Shakespeare at Notre Dame wins grant, award for social justice programs that bring the arts to vulnerable populations

Author: Beth Staples

Shakespeare at Notre Dame recently won a prestigious award for its efforts to convene Shakespeare in prison practitioners from around the world as well as a new grant for its work bringing the Bard to a local residential treatment facility for juveniles. 

Scott Jackson
Scott Jackson

“Shakespeare at Notre Dame is the social justice mission of the University in action through the performing arts,” said Scott Jackson, the Mary Irene Ryan Family Executive Director of Shakespeare at Notre Dame. “We can be a community driver of change.”

In May, Jackson earned the 2022 Shakespeare Association of America’s Shakespeare Publics Award for the 4th International Shakespeare in Prisons Conference. Produced in partnership with the Folger Institute in Washington, D.C., the conference was honored for its culturally significant efforts to sustain broad and diverse Shakespeare programs through teaching, scholarship, performance, and activism.

And in June, Shakespeare at Notre Dame received a $20,000 Shakespeare in American Communities: Juvenile Justice grant to illuminate the playwright’s works and address them in a modern context at DePaul Academy, a residential treatment facility in South Bend for males 14–18 years old. This is Shakespeare at Notre Dame’s third consecutive grant from Shakespeare in American Communities, which is funded by the National Endowment for the Arts in partnership with Arts Midwest. 

Grant Mudge
Grant Mudge

The program at DePaul — which participating students have dubbed “The Shakespeare Squad” — is the brainchild of Grant Mudge, the Ryan Producing Artistic Director of the Notre Dame Shakespeare Festival, and is now entering its fourth year.

He was inspired to launch the DePaul program after seeing the impact of Shakespeare programs in a number of correctional facilities, including Jackson's efforts at the Westville Correctional Facility in Indiana. Both Grant and Jackson wondered if similar methods could be an effective intervention for at-risk juveniles.

“We had been seeking a way to work ‘upstream,’ with the eventual goal of keeping kids out of the prison system,” he said of the juvenile justice program. “We certainly know and believe in its contributions to the lives of young people.”

DePaul students believe it, too. More than 70 have been “Squad” members since the program’s 2019 launch. And another 200-plus have attended Shakespeare Squad performances, as well as those of visiting troupes and plays staged at Notre Dame and at the South Bend Fringe Festival. 

DePaul participants have demonstrated agency by creating theatre with the teaching artists, said Mudge, even when the pandemic occasionally forced the program online. 
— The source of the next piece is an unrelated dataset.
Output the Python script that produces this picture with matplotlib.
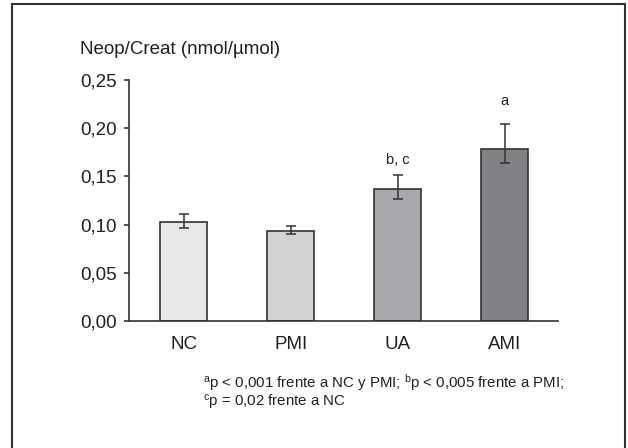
import matplotlib
matplotlib.use("Agg")
import matplotlib.pyplot as plt
from matplotlib.patches import Rectangle

plt.rcParams['font.family'] = ['Liberation Sans', 'DejaVu Sans']
plt.rcParams['mathtext.fontset'] = 'custom'
plt.rcParams['mathtext.rm'] = 'Liberation Sans'
plt.rcParams['mathtext.it'] = 'Liberation Sans'

# data
groups = ["NC", "PMI", "UA", "AMI"]
values = [0.1027, 0.0934, 0.1373, 0.178]
err_low = [0.0067, 0.0028, 0.0103, 0.014]
err_high = [0.0083, 0.0051, 0.0146, 0.0267]
bar_colors = ["#e6e7e8", "#d1d2d4", "#a7a9ac", "#808285"]
sig_labels = ["", "", "b, c", "a"]
sig_y = [0, 0, 0.1667, 0.228]
yticks = [0.0, 0.05, 0.10, 0.15, 0.20, 0.25]
ytick_labels = ["0,00", "0,05", "0,10", "0,15", "0,20", "0,25"]
foot_lines = ["$^{\\mathrm{a}}$p < 0,001 frente a NC y PMI; $^{\\mathrm{b}}$p < 0,005 frente a PMI;",
              "$^{\\mathrm{c}}$p = 0,02 frente a NC"]

ink = "#231f20"
fig = plt.figure(figsize=(6.28, 4.48), dpi=100)
ax = fig.add_axes([129 / 628, 1 - 321 / 448, (558 - 129) / 628, (321 - 80) / 448])

x = list(range(len(groups)))
ax.bar(x, values, width=0.44, color=bar_colors, edgecolor="#333333", linewidth=1.2,
       yerr=[err_low, err_high], capsize=3.6,
       error_kw=dict(ecolor="#333333", elinewidth=1.1, capthick=1.1))

for xi, lab, yy in zip(x, sig_labels, sig_y):
    if lab:
        ax.text(xi, yy, lab, ha="center", va="center", fontsize=10.5, color=ink)

ax.set_xlim(-0.514, 3.5)
ax.set_ylim(0, 0.25)
ax.set_yticks(yticks)
ax.set_yticklabels(ytick_labels)
ax.set_xticks(x)
ax.set_xticklabels(groups)
ax.tick_params(axis="y", length=3.6, width=1.1, pad=5, labelsize=13.5, colors=ink)
ax.tick_params(axis="x", length=0, pad=11, labelsize=13.5, colors=ink)
for s in ["top", "right"]:
    ax.spines[s].set_visible(False)
for s in ["left", "bottom"]:
    ax.spines[s].set_linewidth(1.2)
    ax.spines[s].set_color("#333333")

fig.text(80 / 628, 1 - 50 / 448, "Neop/Creat (nmol/\u00b5mol)", ha="left", va="center",
         fontsize=13.5, color=ink)

# footnote, two lines
fig.text(203 / 628, 1 - 388 / 448, foot_lines[0], ha="left", va="baseline",
         fontsize=10.8, color=ink)
fig.text(203 / 628, 1 - 407 / 448, foot_lines[1], ha="left", va="baseline",
         fontsize=10.8, color=ink)

# outer frame
fig.patches.append(Rectangle((12 / 628, -0.05), (625 - 12) / 628, 1.05 - 4 / 448,
                             transform=fig.transFigure, fill=False,
                             edgecolor="#333333", linewidth=1.5))

fig.savefig("out.png", dpi=100)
“The plays themselves promote empathy, and the hindsight on language — the perspective changes between 2022 and 1600 — are of immense value as we learn about our world, and each other,” he said.

The pandemic also impacted the Shakespeare in Prisons Conference, which Jackson, Tofteland, and Peter Holland, the McMeel Family Chair in Shakespeare Studies, originated at Notre Dame in 2013.

The conference is part of the Shakespeare in Prisons Network — a global forum for the prison and arts practitioner community to use the power of the poet’s works to bridge “the space between our shared humanity and the isolation typical of incarcerated and marginalized individuals.”

When the conference — slated to be held over five days in 2020 at Notre Dame — moved online due to the pandemic, Jackson and fellow planners reimagined the format.

“We decided to have the world’s longest conference,” Jackson said. “We wanted to interrogate Shakespeare at his best and worst, as a beacon of hope and a beacon of oppression.”

Weekly opportunities to share challenges and best practices of prison arts, and to learn about anti-racism, trauma-informed teaching, and healing, resonated. Nearly 270 people from six continents, 14 nations, and 28 states took part.  

Jackson, who recently accepted the award in Jacksonville, Florida, on behalf of the conference organizing committee, continues to be inspired by what he sees happening in the Shakespeare class he leads at the Westville prison. 

He strives to provide opportunities for incarcerated men — who routinely are in a fight-or-flight state — to discover joy, trust, and self-awareness. 

“Sometimes they are empowered and realize their own potential in those moments,” Jackson said. “It’s incredibly rewarding.”